The drainfield beds sit on a 12-inch layer of sand. Lines are spaced 12 inches apart, and there is 6 inches of sand above the lines. A 10-foot-wide perimeter of sand surrounds each bed.

Tight digging

Construction was not difficult because of the sandy soil, Shepard says. Even the broken sandstone was easily handled. He took along his pair of Takeuchi TL230 compact track loaders to move earth around. His Case backhoe did the heavy digging.

The tanks were placed inside one of the berms and covered with excavated soil. This provided about 15 feet of fall for effluent from tanks to the drainfield, but it was also a necessity because of the space used by the missile silo.

When they began, Shepard and his crew used the excavated soil to build a ramp so the crane truck could approach the tank site. “Between the silo and our tank site there was a depression that restricted our movement. There was only one narrow path to the tank site, and every day we had to make sure our equipment was facing in the right direction so we could drive it out,” he says.

They cut in from the side of the berm because its top was only about 8 feet wide. After the tanks were in place they backfilled with the soil they had excavated. The landowners handled restoration.
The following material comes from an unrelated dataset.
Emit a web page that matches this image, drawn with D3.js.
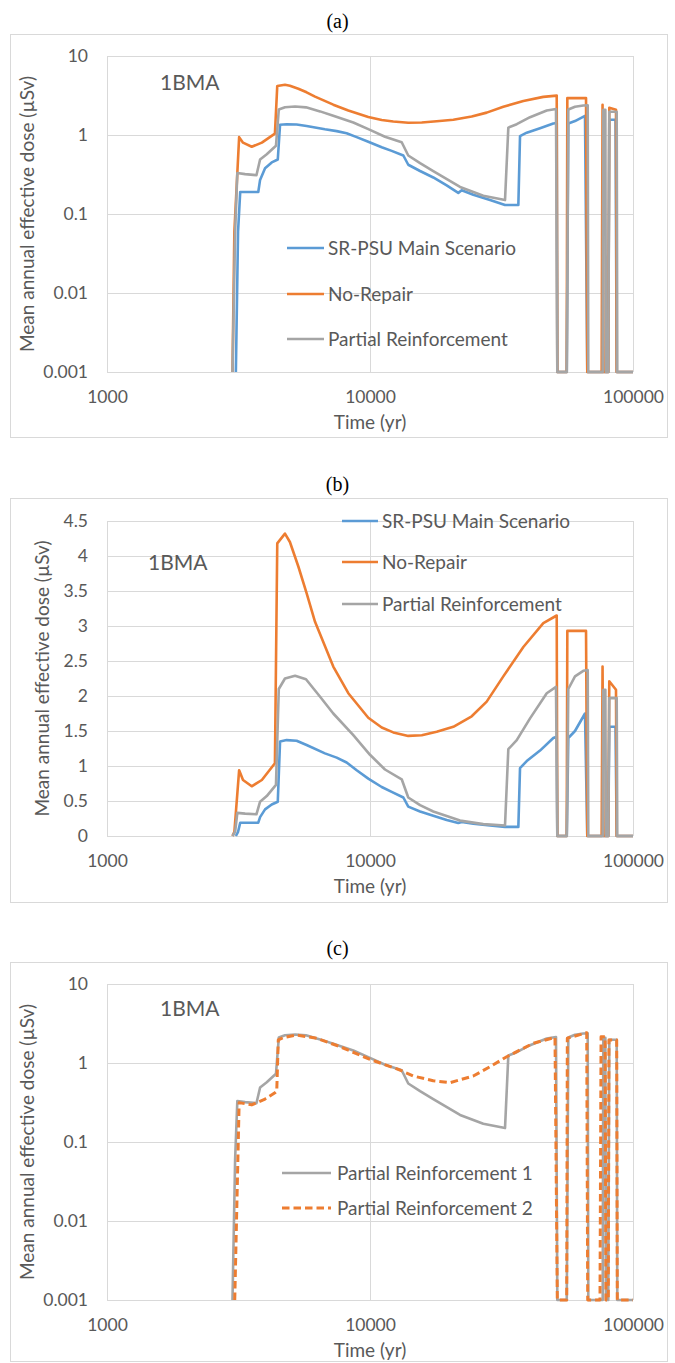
<!DOCTYPE html>
<html>
<head>
<meta charset="utf-8">
<script src="https://cdn.jsdelivr.net/npm/d3@7"></script>
<style>
  body { margin: 0; background: #fff; }
  text { font-family: Lato, "Open Sans", sans-serif; fill: #595959; }
</style>
</head>
<body>
<svg width="675" height="1363"></svg>
<script>
// tick values
const yearTicks = [1000, 10000, 100000]
const logDoseTicks = [0.001, 0.01, 0.1, 1, 10]
const linDoseTicks = [0, 0.5, 1, 1.5, 2, 2.5, 3, 3.5, 4, 4.5]

// [time (yr), mean annual effective dose (µSv)]
const mainScenario = [
  [3090, 0], [3150, 0.06], [3210, 0.19], [3760, 0.19], [3820, 0.27], [3990, 0.38],
  [4230, 0.45], [4460, 0.49], [4550, 1.35], [4820, 1.37], [5260, 1.36], [5740, 1.30],
  [6740, 1.18], [7470, 1.12], [8150, 1.05], [8900, 0.94], [9850, 0.82], [11080, 0.70],
  [12090, 0.63], [13390, 0.55], [13980, 0.42], [15500, 0.35], [17400, 0.29], [19570, 0.23],
  [21660, 0.185], [22320, 0.20], [24700, 0.175], [28600, 0.15], [32610, 0.13], [36650, 0.13],
  [37190, 0.97], [39440, 1.07], [44310, 1.22], [49770, 1.40], [51300, 1.42], [51550, 0],
  [56000, 0], [56760, 1.40], [60180, 1.50], [65690, 1.75], [67020, 0], [80540, 0],
  [81250, 1.56], [85800, 1.56], [86700, 0], [100000, 0]
]

const noRepair = [
  [3000, 0], [3050, 0.06], [3180, 0.94], [3290, 0.80], [3550, 0.71], [3880, 0.80],
  [4350, 1.04], [4440, 4.18], [4750, 4.32], [4960, 4.20], [5340, 3.85], [5740, 3.47],
  [6180, 3.06], [7250, 2.42], [8270, 2.04], [9850, 1.69], [11080, 1.55], [12260, 1.48],
  [13980, 1.43], [15730, 1.44], [17930, 1.49], [20740, 1.56], [24360, 1.71], [27780, 1.92],
  [32130, 2.28], [38290, 2.70], [45600, 3.04], [51280, 3.15], [51550, 0], [55970, 0],
  [56270, 2.93], [66280, 2.93], [67020, 0], [76000, 0], [76600, 2.42], [77300, 0],
  [80540, 0], [81250, 2.21], [86170, 2.09], [86700, 0], [100000, 0]
]

const partialReinf = [
  [3000, 0], [3070, 0.06], [3130, 0.33], [3350, 0.32], [3700, 0.31], [3820, 0.49],
  [4050, 0.57], [4390, 0.73], [4500, 2.10], [4750, 2.25], [5190, 2.29], [5710, 2.24],
  [6460, 1.99], [7250, 1.75], [8640, 1.44], [10000, 1.16], [11400, 0.95], [13200, 0.81],
  [13980, 0.55], [15500, 0.44], [17400, 0.35], [22000, 0.22], [26960, 0.17], [32610, 0.15],
  [33570, 1.24], [36140, 1.37], [40600, 1.68], [46990, 2.04], [50960, 2.13], [51550, 0],
  [56000, 0], [56760, 2.10], [60180, 2.28], [64710, 2.36], [67270, 2.37], [67610, 0],
  [76700, 0], [77100, 2.09], [78500, 2.09], [78900, 0], [80540, 0], [81250, 1.97],
  [86700, 1.97], [87150, 0], [100000, 0]
]

const partialReinf2 = [
  [3060, 0], [3180, 0.315], [3550, 0.295], [3990, 0.35], [4350, 0.42], [4420, 0.44],
  [4480, 1.96], [4680, 2.10], [5260, 2.26], [6270, 2.06], [7690, 1.61], [10000, 1.11],
  [13000, 0.815], [14600, 0.684], [17400, 0.597], [20150, 0.564], [24700, 0.684],
  [28600, 0.898], [33100, 1.20], [41790, 1.78], [50510, 2.11], [51550, 0], [55970, 0],
  [56270, 2.06], [66680, 2.42], [67270, 0], [74900, 0], [75600, 2.15], [78300, 2.15],
  [78940, 0], [80540, 0], [81000, 1.96], [86700, 1.96], [87150, 0], [100000, 0]
]

const blue = '#5B9BD5', orange = '#ED7D31', gray = '#A5A5A5', grid = '#D9D9D9'

const svg = d3.select('svg')

const panels = [
  {
    label: '(a)', labelY: 28, boxTop: 34, boxBottom: 437, top: 56, bottom: 372, log: true,
    titleX: 34, tagX: 160, tagY: 90,
    series: [
      { name: 'SR-PSU Main Scenario', data: mainScenario, color: blue },
      { name: 'No-Repair', data: noRepair, color: orange },
      { name: 'Partial Reinforcement', data: partialReinf, color: gray }
    ],
    legend: { x1: 287, x2: 324, tx: 328, ys: [248, 294, 339] }
  },
  {
    label: '(b)', labelY: 491, boxTop: 498, boxBottom: 902, top: 521, bottom: 836, log: false,
    titleX: 49, tagX: 148, tagY: 570,
    series: [
      { name: 'SR-PSU Main Scenario', data: mainScenario, color: blue },
      { name: 'No-Repair', data: noRepair, color: orange },
      { name: 'Partial Reinforcement', data: partialReinf, color: gray }
    ],
    legend: { x1: 342, x2: 378, tx: 382, ys: [521, 562, 604] }
  },
  {
    label: '(c)', labelY: 955, boxTop: 962, boxBottom: 1361, top: 984, bottom: 1300, log: true,
    titleX: 34, tagX: 160, tagY: 1016,
    series: [
      { name: 'Partial Reinforcement 1', data: partialReinf, color: gray },
      { name: 'Partial Reinforcement 2', data: partialReinf2, color: orange, dash: '7.5,4' }
    ],
    legend: { x1: 282, x2: 331, tx: 337, ys: [1173, 1208] }
  }
]

const x = d3.scaleLog().domain([1000, 100000]).range([107, 633])

panels.forEach(p => {
  const g = svg.append('g')

  const y = p.log
    ? d3.scaleLog().domain([0.001, 10]).range([p.bottom, p.top]).clamp(true)
    : d3.scaleLinear().domain([0, 4.5]).range([p.bottom, p.top])
  const yTicks = p.log ? logDoseTicks : linDoseTicks

  g.append('text')
    .attr('x', 337.5)
    .attr('y', p.labelY)
    .attr('text-anchor', 'middle')
    .style('font-family', '"Liberation Serif", serif')
    .style('font-size', '20px')
    .style('fill', '#000')
    .text(p.label)

  g.append('rect')
    .attr('x', 10.5)
    .attr('y', p.boxTop + 0.5)
    .attr('width', 657)
    .attr('height', p.boxBottom - p.boxTop)
    .attr('fill', 'none')
    .attr('stroke', grid)

  // gridlines
  g.append('g').selectAll('line')
    .data(yTicks)
    .enter().append('line')
    .attr('x1', x.range()[0]).attr('x2', x.range()[1])
    .attr('y1', d => Math.round(y(d)) + 0.5).attr('y2', d => Math.round(y(d)) + 0.5)
    .attr('stroke', grid)

  g.append('g').selectAll('line')
    .data(yearTicks)
    .enter().append('line')
    .attr('x1', d => Math.round(x(d)) + 0.5).attr('x2', d => Math.round(x(d)) + 0.5)
    .attr('y1', p.top).attr('y2', p.bottom)
    .attr('stroke', grid)

  // axes labels
  const yAxis = g.append('g')
    .attr('transform', `translate(${x.range()[0]},0)`)
    .call(d3.axisLeft(y).tickValues(yTicks).tickFormat(d => String(d)).tickSize(0).tickPadding(19))
  const xAxis = g.append('g')
    .attr('transform', `translate(0,${p.bottom})`)
    .call(d3.axisBottom(x).tickValues(yearTicks).tickFormat(d => String(d)).tickSize(0).tickPadding(19))
  ;[yAxis, xAxis].forEach(a => {
    a.select('.domain').remove()
    a.attr('font-family', null).attr('font-size', null)
    a.selectAll('text').style('font-size', '17.5px').style('fill', '#595959')
  })

  g.append('text')
    .attr('x', 370)
    .attr('y', p.bottom + 57)
    .attr('text-anchor', 'middle')
    .style('font-size', '19px')
    .text('Time (yr)')

  g.append('text')
    .attr('transform', `translate(${p.titleX},${(p.top + p.bottom) / 2}) rotate(-90)`)
    .attr('text-anchor', 'middle')
    .style('font-size', '19px')
    .text('Mean annual effective dose (µSv)')

  g.append('text')
    .attr('x', p.tagX)
    .attr('y', p.tagY)
    .style('font-size', '21px')
    .text('1BMA')

  const line = d3.line()
    .x(d => x(d[0]))
    .y(d => y(d[1]))

  p.series.forEach(s => {
    g.append('path')
      .datum(s.data)
      .attr('d', line)
      .attr('fill', 'none')
      .attr('stroke', s.color)
      .attr('stroke-width', s.dash ? 3 : 2.6)
      .attr('stroke-linejoin', 'round')
      .attr('stroke-dasharray', s.dash || null)
  })

  // legend
  const leg = g.append('g').selectAll('g')
    .data(p.series)
    .enter().append('g')
  leg.append('line')
    .attr('x1', p.legend.x1).attr('x2', p.legend.x2)
    .attr('y1', (d, i) => p.legend.ys[i]).attr('y2', (d, i) => p.legend.ys[i])
    .attr('stroke', d => d.color)
    .attr('stroke-width', d => d.dash ? 3 : 2.6)
    .attr('stroke-dasharray', d => d.dash || null)
  leg.append('text')
    .attr('x', p.legend.tx)
    .attr('y', (d, i) => p.legend.ys[i])
    .attr('dy', '0.36em')
    .style('font-size', '19px')
    .text(d => d.name)
})
</script>
</body>
</html>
To set the drainfield pipes Shepard made a wooden template to ensure proper spacing. He bought several sheets of plywood, cut arches in them, and placed them over the Presby pipes to hold them in place while his crew filled sand around them. Other parts of the work provided a different challenge that Shepard solved in a different way.

“I’ve never had such a large project, and we started running out of time to complete the job. I knew it was time to be creative,” Shepard says.

He went to a local gas station, approached some of the teenagers working there, and asked if they or their friends would be willing to work for him. There isn’t much for young people to do in this part of Kansas, and they were willing. He used teens to hook the Presby pipes together as they came out of the truck and to rake sand into place on top of the beds. Over the course of three days he employed six teenagers on the project.

If the end of the world ever comes, the people sheltered inside the survival condominiums in Kansas won’t have to worry about their wastewater. As long as the complex has power from its wind turbine or generator, the gravity system from Quality Septic & Sewer will treat wastewater long after the food is gone.